Resources were found to have the faculty computer terminal facility commissioned, however additional sources of funding needed to be secured, to ensure that the Faculty could maintain the minimum standards required to produce capable and prepared graduates. In 1981 a Master of Engineering Science program was designed and tailored to the needs of the students from different countries. Powerful links were created, and over the next decade or so, 230 students came from overseas to study Engineering. The Master of Engineering Science turned into an almost quid-pro-quo program, and Australian students benefited from exchange in countries where they learnt first-hand different ways of applying engineering principles in varying contexts and broadening their cultural understanding.
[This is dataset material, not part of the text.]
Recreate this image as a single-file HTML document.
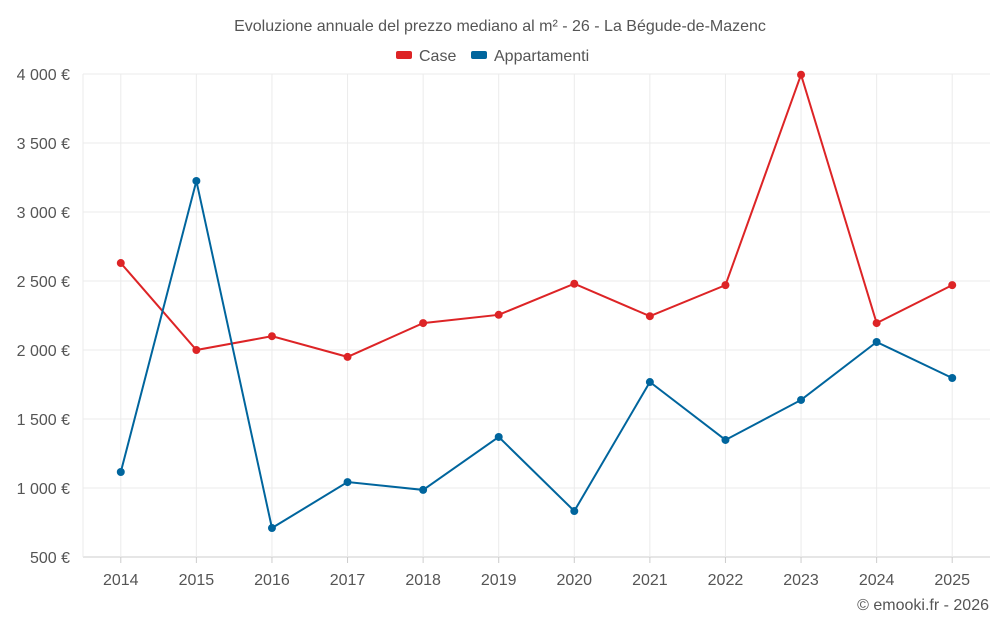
<!DOCTYPE html>
<html><head><meta charset="utf-8">
<style>
html,body{margin:0;padding:0;background:#fff;}
svg{display:block;font-family:"Liberation Sans",sans-serif;}
</style></head>
<body>
<svg id="chart" width="1000" height="625" viewBox="0 0 1000 625">
  <text x="500" y="31" text-anchor="middle" font-size="16" fill="#555">Evoluzione annuale del prezzo mediano al m² - 26 - La Bégude-de-Mazenc</text>
  <g>
    <g>
      <rect x="396" y="51" width="16" height="8" rx="2" fill="#dd2426"/>
      <text x="419" y="61" font-size="16" fill="#555">Case</text>
    </g>
    <g>
      <rect x="471" y="51" width="16" height="8" rx="2" fill="#00659d"/>
      <text x="494" y="61" font-size="16" fill="#555">Appartamenti</text>
    </g>
  </g>
  <g id="grid"></g>
  <g id="axes"></g>
  <g id="series"></g>
  <text x="989" y="610" text-anchor="end" font-size="16" fill="#555">© emooki.fr - 2026</text>
</svg>
<script>
const years = ["2014","2015","2016","2017","2018","2019","2020","2021","2022","2023","2024","2025"];
const caseValues = [2630,2000,2100,1950,2195,2255,2480,2245,2470,3995,2195,2470];
const appValues = [1116,3225,710,1043,986,1370,833,1768,1348,1638,2058,1797];
const yTicks = [500,1000,1500,2000,2500,3000,3500,4000];
const yTickLabels = ["500 €","1 000 €","1 500 €","2 000 €","2 500 €","3 000 €","3 500 €","4 000 €"];

const NS = "http://www.w3.org/2000/svg";
const L = 83, R = 990, T = 74, B = 557, yMin = 500, yMax = 4000;
const band = (R - L) / years.length;
const x = i => L + band * (i + 0.5);
const y = v => B - (v - yMin) / (yMax - yMin) * (B - T);
function mk(tag, attrs, parent){ const e = document.createElementNS(NS, tag); for (const k in attrs) e.setAttribute(k, attrs[k]); parent.appendChild(e); return e; }

const grid = document.getElementById('grid');
const axes = document.getElementById('axes');
const series = document.getElementById('series');

yTicks.forEach((v, i) => {
  const gl = mk('line', {x1:L, x2:R, y1:y(v), y2:y(v), stroke: i===0 ? '#ccc' : '#ebebeb', 'stroke-width':1}, grid);
  
  
  const t = mk('text', {x:70, y:y(v)+6, 'text-anchor':'end', 'font-size':16, fill:'#555'}, axes);
  t.textContent = yTickLabels[i];
  
  
});
const edge = mk('line', {x1:L, x2:L, y1:T, y2:B, stroke:'#ebebeb', 'stroke-width':1}, grid);


years.forEach((yr, i) => {
  const gl = mk('line', {x1:x(i), x2:x(i), y1:T, y2:B, stroke:'#ebebeb', 'stroke-width':1}, grid);
  
  
  const tk = mk('line', {x1:x(i), x2:x(i), y1:B, y2:B+6, stroke:'#ccc'}, axes);
  
  
  const t = mk('text', {x:x(i), y:585, 'text-anchor':'middle', 'font-size':16, fill:'#555'}, axes);
  t.textContent = yr;
  
  
});

function drawSeries(vals, color, name){
  const g = mk('g', {}, series);
  
  
  const p = mk('polyline', {points: vals.map((v,i)=>x(i)+','+y(v)).join(' '), fill:'none', stroke:color, 'stroke-width':2}, g);
  
  
  vals.forEach((v,i) => {
    const c = mk('circle', {cx:x(i), cy:y(v), r:4, fill:color}, g);
    
    
  });
}
drawSeries(caseValues, '#dd2426', 'case');
drawSeries(appValues, '#00659d', 'appartamenti');
</script>
</body></html>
Criticism of engineering feats also grew. Artificially controlled urban waterways, sewerage treatment systems, even the large dams needed to supply urban water needs, were suddenly easily cast as problems rather than solutions. In either case, critique was easy and solutions complex. Surveying, although immune to the critique of engineering as environmentally destructive (‘we didn’t do it, we just mapped it’), also had problems during this period. Without a full professor to defend its interests, whilst the surveying output was first class and work valuable, many thought it was closer to Applied Science than Engineering, and a small undergraduate intake affected the Faculty’s overall budgetary position. Luckily, Surveying had a growing post-graduate and research output, and the research work it did was valuable in the community.
Towards the end of the ‘80s, engineers were disproportionately represented in public authorities, and the overall tendency was for engineers to be more involved with management than technical matters, and the increasing size and complexity of modern management seemed to require more formal preparation. This resulted in the Faculty joining forces with the School of Management to run continuing education courses in Engineering Management, and the Institute of Engineers Australia mandated that undergraduate engineering courses include not less than 10% of studies in management, business and social responsibility. The Faculty was widely supported by the Commonwealth, and with a budget of $11m, only $1m was generated from external sources. This time also saw the introduction of fees for Australia students under a deferred payment system.